▶ **GIVEN INSTRUCTION**: From the entries below, reproduce exactly the lines from the one with "Generate a Python" through the one with "ax.set_axisbelow(True)", both included, without images.

▶ **SUPPLIED ENTRIES**:
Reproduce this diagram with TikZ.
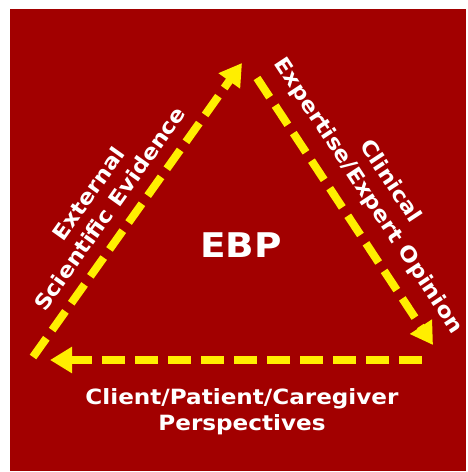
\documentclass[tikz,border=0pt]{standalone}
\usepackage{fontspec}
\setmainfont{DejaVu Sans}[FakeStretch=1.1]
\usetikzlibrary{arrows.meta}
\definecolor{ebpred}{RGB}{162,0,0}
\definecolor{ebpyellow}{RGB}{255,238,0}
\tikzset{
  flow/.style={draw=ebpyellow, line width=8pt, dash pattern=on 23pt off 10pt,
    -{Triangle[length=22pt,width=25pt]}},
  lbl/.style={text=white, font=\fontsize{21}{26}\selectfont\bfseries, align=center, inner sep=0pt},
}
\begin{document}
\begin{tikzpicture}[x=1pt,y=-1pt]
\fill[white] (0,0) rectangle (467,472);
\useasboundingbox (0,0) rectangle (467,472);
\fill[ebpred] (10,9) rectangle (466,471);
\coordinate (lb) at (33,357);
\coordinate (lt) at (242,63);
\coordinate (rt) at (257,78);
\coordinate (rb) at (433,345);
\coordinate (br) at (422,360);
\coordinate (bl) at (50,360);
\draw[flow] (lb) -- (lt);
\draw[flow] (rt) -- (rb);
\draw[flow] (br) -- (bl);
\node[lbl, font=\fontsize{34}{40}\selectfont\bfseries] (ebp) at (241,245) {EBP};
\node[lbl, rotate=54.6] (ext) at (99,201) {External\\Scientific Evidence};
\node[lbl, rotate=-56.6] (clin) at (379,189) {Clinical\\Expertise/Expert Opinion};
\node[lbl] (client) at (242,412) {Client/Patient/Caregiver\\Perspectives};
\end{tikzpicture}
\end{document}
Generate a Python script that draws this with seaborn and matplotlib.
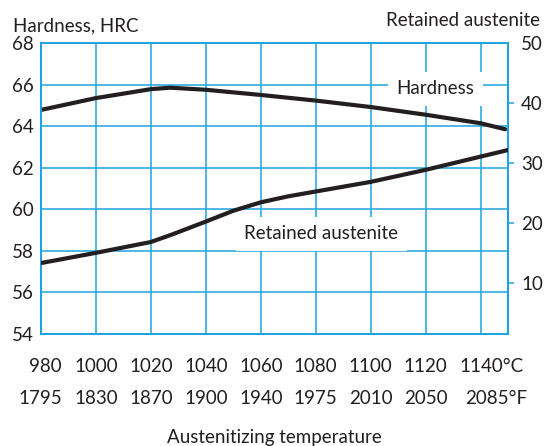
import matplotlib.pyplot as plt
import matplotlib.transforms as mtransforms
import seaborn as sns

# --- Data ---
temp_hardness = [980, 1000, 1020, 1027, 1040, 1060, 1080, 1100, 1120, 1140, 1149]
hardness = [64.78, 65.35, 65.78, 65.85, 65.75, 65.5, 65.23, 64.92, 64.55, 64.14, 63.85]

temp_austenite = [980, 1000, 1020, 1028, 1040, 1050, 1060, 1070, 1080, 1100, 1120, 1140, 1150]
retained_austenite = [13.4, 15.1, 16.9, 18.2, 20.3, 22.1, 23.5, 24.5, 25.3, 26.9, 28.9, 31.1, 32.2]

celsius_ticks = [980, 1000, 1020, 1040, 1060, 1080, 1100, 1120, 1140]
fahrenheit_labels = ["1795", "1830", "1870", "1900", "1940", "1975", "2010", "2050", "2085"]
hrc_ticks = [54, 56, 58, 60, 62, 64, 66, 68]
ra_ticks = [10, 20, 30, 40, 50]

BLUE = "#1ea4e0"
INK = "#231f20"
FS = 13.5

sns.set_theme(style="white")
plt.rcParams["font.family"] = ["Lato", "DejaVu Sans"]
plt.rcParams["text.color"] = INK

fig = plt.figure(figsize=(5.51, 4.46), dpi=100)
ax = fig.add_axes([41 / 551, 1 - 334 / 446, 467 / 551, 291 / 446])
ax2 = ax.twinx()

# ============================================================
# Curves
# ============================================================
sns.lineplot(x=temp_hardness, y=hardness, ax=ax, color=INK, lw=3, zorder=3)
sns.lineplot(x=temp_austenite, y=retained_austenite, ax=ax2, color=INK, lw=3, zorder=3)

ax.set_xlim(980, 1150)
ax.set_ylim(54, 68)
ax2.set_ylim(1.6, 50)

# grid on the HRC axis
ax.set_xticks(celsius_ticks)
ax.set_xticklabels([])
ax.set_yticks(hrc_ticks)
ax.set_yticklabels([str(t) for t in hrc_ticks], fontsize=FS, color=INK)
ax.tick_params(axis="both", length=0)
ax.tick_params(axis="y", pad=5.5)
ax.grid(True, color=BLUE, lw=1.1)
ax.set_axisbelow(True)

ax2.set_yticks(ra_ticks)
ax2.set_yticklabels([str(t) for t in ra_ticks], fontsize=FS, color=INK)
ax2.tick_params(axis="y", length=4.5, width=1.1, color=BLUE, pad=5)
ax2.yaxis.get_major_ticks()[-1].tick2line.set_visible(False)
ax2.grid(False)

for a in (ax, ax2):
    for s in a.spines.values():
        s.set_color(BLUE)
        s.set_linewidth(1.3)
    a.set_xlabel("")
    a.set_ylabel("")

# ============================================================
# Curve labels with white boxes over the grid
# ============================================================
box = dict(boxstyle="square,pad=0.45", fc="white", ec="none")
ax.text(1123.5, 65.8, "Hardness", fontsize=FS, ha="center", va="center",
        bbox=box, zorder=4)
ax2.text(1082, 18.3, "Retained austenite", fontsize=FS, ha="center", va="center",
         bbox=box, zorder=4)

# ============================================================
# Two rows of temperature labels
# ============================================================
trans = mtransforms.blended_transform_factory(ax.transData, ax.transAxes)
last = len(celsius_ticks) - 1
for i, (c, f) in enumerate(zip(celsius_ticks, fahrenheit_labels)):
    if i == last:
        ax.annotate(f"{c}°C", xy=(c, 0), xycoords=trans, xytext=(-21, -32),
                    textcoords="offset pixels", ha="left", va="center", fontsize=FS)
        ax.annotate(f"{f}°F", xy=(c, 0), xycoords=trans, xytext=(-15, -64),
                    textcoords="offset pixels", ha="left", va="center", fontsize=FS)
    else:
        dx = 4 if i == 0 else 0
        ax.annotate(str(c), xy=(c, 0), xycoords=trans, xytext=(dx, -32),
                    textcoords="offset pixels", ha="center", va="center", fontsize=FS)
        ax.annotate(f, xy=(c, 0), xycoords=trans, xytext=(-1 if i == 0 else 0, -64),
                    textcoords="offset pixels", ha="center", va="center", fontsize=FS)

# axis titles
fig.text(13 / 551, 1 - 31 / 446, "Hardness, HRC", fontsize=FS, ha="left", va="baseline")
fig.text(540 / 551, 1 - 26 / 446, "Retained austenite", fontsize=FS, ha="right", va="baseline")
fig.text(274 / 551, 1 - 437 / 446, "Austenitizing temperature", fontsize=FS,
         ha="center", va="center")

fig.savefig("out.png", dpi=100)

▶ **RIGHT ANSWER**:
Generate a Python script that draws this with seaborn and matplotlib.
import matplotlib.pyplot as plt
import matplotlib.transforms as mtransforms
import seaborn as sns

# --- Data ---
temp_hardness = [980, 1000, 1020, 1027, 1040, 1060, 1080, 1100, 1120, 1140, 1149]
hardness = [64.78, 65.35, 65.78, 65.85, 65.75, 65.5, 65.23, 64.92, 64.55, 64.14, 63.85]

temp_austenite = [980, 1000, 1020, 1028, 1040, 1050, 1060, 1070, 1080, 1100, 1120, 1140, 1150]
retained_austenite = [13.4, 15.1, 16.9, 18.2, 20.3, 22.1, 23.5, 24.5, 25.3, 26.9, 28.9, 31.1, 32.2]

celsius_ticks = [980, 1000, 1020, 1040, 1060, 1080, 1100, 1120, 1140]
fahrenheit_labels = ["1795", "1830", "1870", "1900", "1940", "1975", "2010", "2050", "2085"]
hrc_ticks = [54, 56, 58, 60, 62, 64, 66, 68]
ra_ticks = [10, 20, 30, 40, 50]

BLUE = "#1ea4e0"
INK = "#231f20"
FS = 13.5

sns.set_theme(style="white")
plt.rcParams["font.family"] = ["Lato", "DejaVu Sans"]
plt.rcParams["text.color"] = INK

fig = plt.figure(figsize=(5.51, 4.46), dpi=100)
ax = fig.add_axes([41 / 551, 1 - 334 / 446, 467 / 551, 291 / 446])
ax2 = ax.twinx()

# ============================================================
# Curves
# ============================================================
sns.lineplot(x=temp_hardness, y=hardness, ax=ax, color=INK, lw=3, zorder=3)
sns.lineplot(x=temp_austenite, y=retained_austenite, ax=ax2, color=INK, lw=3, zorder=3)

ax.set_xlim(980, 1150)
ax.set_ylim(54, 68)
ax2.set_ylim(1.6, 50)

# grid on the HRC axis
ax.set_xticks(celsius_ticks)
ax.set_xticklabels([])
ax.set_yticks(hrc_ticks)
ax.set_yticklabels([str(t) for t in hrc_ticks], fontsize=FS, color=INK)
ax.tick_params(axis="both", length=0)
ax.tick_params(axis="y", pad=5.5)
ax.grid(True, color=BLUE, lw=1.1)
ax.set_axisbelow(True)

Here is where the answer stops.